** start of RECORDS SHOWN **
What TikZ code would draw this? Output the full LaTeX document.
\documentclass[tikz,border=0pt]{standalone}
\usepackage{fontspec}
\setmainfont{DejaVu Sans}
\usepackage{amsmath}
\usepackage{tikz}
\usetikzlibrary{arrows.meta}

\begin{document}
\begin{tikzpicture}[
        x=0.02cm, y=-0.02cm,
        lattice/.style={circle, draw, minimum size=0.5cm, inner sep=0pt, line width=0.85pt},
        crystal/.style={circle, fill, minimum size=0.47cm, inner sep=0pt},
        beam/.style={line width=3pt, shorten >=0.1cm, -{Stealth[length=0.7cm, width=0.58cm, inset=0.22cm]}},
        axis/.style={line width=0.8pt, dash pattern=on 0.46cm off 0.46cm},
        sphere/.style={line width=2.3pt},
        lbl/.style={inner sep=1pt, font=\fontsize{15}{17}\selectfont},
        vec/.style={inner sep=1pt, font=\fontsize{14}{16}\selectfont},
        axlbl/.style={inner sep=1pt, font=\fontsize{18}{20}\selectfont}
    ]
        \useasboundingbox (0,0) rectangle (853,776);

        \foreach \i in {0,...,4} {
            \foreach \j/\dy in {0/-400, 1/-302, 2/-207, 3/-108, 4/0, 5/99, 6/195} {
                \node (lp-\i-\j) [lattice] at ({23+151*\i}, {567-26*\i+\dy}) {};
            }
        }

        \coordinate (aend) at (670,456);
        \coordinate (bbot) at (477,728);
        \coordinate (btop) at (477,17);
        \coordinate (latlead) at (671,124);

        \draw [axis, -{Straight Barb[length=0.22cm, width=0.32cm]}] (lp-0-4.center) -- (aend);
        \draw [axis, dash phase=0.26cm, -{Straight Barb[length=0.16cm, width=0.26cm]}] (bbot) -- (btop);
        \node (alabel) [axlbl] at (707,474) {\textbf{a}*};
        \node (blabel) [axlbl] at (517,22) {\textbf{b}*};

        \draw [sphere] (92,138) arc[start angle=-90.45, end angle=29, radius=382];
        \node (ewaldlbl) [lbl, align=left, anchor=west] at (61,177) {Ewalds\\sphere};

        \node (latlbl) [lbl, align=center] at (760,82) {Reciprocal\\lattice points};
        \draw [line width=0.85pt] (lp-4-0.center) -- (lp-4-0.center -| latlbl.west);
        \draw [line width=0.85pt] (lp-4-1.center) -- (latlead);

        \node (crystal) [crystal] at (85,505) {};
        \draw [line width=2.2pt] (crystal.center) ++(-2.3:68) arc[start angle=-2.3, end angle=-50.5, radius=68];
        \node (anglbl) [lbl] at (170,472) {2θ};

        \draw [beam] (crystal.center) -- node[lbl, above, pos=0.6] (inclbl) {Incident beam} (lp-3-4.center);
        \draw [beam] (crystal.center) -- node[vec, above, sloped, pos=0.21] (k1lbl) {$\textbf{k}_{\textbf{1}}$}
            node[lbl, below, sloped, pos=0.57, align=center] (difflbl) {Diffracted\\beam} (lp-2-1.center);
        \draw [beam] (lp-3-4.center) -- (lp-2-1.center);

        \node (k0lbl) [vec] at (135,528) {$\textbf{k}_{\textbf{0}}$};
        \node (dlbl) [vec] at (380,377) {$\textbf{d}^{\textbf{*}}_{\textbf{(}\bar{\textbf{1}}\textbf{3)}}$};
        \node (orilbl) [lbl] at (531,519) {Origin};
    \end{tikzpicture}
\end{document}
** end of RECORDS SHOWN **
** start of RECORDS SHOWN **
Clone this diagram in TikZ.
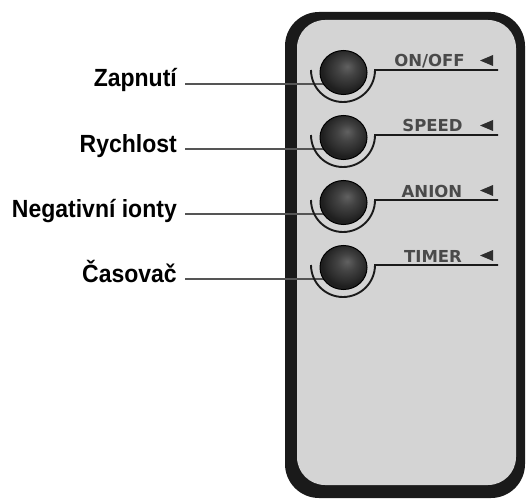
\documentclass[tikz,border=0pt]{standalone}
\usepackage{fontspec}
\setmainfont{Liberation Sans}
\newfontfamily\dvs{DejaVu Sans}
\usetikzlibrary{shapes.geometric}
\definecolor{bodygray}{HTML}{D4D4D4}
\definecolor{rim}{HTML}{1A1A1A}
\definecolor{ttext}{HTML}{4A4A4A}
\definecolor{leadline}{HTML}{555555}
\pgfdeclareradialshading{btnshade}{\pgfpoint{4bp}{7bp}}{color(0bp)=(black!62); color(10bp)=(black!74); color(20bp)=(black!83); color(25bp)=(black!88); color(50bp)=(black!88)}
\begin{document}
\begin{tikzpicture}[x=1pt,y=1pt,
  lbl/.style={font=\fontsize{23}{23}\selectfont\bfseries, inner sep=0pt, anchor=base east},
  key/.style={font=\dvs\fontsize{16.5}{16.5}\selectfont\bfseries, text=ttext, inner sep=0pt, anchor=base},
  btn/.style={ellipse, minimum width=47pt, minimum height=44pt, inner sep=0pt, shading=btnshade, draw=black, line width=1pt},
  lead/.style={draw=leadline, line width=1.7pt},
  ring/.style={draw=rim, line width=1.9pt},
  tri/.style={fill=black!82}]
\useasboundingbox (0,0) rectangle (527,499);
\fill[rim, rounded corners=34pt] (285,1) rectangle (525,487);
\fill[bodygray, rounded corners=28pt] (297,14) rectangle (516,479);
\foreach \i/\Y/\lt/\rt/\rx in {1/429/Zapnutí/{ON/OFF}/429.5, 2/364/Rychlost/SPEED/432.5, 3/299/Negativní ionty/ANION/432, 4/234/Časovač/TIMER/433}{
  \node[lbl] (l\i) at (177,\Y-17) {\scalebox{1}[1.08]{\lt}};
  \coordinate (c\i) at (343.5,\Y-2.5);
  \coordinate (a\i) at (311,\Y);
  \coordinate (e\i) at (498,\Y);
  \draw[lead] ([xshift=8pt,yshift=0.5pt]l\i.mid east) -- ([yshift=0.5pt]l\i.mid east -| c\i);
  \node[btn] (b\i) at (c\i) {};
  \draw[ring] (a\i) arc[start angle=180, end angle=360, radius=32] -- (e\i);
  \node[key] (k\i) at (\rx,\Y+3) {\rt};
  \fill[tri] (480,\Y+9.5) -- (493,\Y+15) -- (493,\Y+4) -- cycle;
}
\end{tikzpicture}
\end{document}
** end of RECORDS SHOWN **
** start of RECORDS SHOWN **
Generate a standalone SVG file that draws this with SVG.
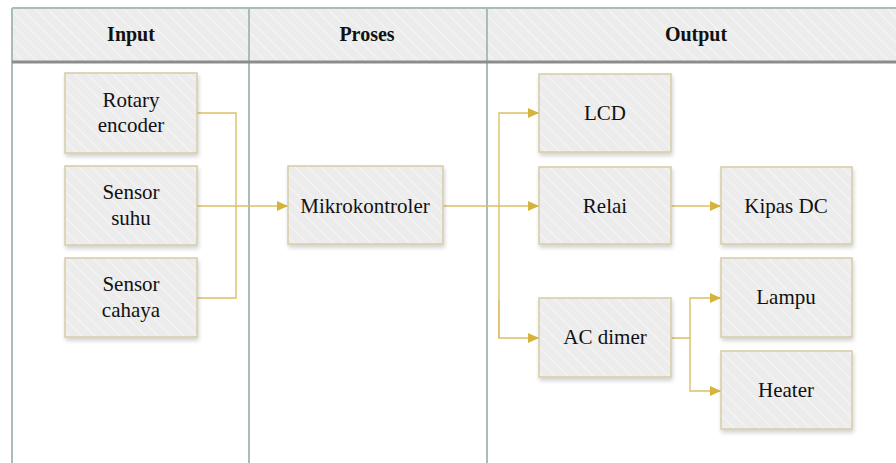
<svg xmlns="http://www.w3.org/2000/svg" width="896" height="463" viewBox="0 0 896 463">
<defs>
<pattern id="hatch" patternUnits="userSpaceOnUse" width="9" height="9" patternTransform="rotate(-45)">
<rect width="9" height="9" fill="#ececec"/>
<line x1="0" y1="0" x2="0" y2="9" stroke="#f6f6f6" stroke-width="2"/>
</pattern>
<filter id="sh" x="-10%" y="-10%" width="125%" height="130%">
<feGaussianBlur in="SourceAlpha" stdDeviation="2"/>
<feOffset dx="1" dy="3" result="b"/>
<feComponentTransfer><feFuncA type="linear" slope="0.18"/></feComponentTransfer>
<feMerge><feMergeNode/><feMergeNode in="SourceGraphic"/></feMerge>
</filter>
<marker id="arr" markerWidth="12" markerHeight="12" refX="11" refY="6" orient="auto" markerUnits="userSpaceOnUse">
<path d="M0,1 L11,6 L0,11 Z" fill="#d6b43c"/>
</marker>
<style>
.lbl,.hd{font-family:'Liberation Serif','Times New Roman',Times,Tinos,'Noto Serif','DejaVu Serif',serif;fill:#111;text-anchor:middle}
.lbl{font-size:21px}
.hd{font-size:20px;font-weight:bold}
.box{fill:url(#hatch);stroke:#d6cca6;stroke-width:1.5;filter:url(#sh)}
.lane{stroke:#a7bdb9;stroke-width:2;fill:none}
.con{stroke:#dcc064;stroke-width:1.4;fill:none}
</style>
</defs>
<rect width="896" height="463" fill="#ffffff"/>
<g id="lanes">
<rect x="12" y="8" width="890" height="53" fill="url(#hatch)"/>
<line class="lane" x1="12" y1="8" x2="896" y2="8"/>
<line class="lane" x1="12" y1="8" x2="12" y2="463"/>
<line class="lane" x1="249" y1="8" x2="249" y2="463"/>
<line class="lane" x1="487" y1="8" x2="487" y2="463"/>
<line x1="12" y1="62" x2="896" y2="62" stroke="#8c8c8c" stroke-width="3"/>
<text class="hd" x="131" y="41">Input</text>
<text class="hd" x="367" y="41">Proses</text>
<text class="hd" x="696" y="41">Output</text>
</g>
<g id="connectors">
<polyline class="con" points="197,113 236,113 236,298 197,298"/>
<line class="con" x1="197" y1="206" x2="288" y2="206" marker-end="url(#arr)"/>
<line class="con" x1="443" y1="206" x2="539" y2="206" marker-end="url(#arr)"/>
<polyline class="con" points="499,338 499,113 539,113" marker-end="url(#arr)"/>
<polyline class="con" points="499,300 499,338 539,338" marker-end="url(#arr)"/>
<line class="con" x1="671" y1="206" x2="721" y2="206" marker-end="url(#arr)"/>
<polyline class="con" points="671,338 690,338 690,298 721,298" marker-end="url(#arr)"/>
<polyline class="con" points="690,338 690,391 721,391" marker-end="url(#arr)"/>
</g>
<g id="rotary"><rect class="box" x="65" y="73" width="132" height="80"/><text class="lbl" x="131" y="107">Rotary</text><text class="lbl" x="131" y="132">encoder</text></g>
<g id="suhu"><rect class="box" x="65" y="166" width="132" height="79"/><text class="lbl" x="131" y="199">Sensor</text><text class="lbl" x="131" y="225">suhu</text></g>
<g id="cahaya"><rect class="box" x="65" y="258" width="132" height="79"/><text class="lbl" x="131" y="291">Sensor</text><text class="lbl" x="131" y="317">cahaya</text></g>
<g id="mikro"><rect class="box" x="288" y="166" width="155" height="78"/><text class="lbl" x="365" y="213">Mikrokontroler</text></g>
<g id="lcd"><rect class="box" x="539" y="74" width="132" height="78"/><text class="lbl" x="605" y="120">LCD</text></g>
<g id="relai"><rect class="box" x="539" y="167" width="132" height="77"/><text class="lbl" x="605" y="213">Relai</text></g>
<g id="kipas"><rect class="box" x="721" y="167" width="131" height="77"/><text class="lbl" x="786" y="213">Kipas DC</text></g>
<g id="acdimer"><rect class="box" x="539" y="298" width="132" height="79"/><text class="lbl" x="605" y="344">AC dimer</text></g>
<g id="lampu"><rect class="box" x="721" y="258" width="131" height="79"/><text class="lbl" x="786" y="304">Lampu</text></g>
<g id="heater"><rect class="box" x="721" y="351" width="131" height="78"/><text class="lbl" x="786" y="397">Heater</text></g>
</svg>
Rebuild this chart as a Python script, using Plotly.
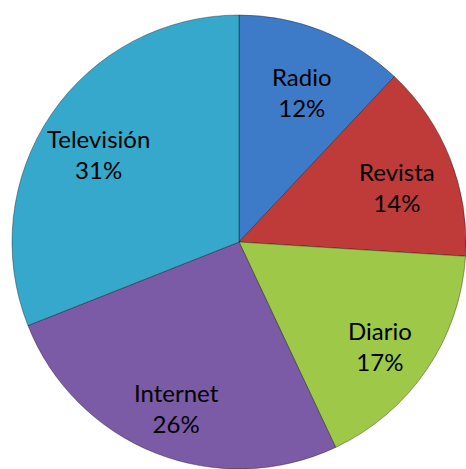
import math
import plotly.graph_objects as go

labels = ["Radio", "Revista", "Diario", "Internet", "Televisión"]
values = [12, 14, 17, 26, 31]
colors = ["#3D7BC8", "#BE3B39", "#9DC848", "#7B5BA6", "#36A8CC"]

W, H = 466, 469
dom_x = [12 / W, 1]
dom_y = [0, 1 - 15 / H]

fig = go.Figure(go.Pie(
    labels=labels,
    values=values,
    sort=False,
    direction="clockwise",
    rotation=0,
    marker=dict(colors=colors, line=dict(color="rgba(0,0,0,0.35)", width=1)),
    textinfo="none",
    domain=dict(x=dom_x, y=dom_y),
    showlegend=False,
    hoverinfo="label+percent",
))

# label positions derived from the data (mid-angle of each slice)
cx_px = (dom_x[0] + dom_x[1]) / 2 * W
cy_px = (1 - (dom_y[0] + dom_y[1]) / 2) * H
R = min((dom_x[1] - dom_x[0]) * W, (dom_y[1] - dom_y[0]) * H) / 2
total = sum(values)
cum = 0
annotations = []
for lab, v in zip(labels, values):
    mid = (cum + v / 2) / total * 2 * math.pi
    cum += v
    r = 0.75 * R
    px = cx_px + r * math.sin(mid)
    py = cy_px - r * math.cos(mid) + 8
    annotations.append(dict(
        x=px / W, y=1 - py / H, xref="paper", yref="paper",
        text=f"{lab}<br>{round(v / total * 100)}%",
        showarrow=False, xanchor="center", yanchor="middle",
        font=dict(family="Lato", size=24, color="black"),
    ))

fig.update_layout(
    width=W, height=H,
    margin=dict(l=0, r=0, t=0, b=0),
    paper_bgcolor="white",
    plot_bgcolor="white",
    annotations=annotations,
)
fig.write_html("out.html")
** end of RECORDS SHOWN **
> _TASK REQUIREMENTS_
This exercise asks for the lines from the line with "What TikZ code" to the line with "(0,0) rectangle (853,776);", both lines included, set down exactly and with nothing else.

> _COMPLETED TASK_
What TikZ code would draw this? Output the full LaTeX document.
\documentclass[tikz,border=0pt]{standalone}
\usepackage{fontspec}
\setmainfont{DejaVu Sans}
\usepackage{amsmath}
\usepackage{tikz}
\usetikzlibrary{arrows.meta}

\begin{document}
\begin{tikzpicture}[
        x=0.02cm, y=-0.02cm,
        lattice/.style={circle, draw, minimum size=0.5cm, inner sep=0pt, line width=0.85pt},
        crystal/.style={circle, fill, minimum size=0.47cm, inner sep=0pt},
        beam/.style={line width=3pt, shorten >=0.1cm, -{Stealth[length=0.7cm, width=0.58cm, inset=0.22cm]}},
        axis/.style={line width=0.8pt, dash pattern=on 0.46cm off 0.46cm},
        sphere/.style={line width=2.3pt},
        lbl/.style={inner sep=1pt, font=\fontsize{15}{17}\selectfont},
        vec/.style={inner sep=1pt, font=\fontsize{14}{16}\selectfont},
        axlbl/.style={inner sep=1pt, font=\fontsize{18}{20}\selectfont}
    ]
        \useasboundingbox (0,0) rectangle (853,776);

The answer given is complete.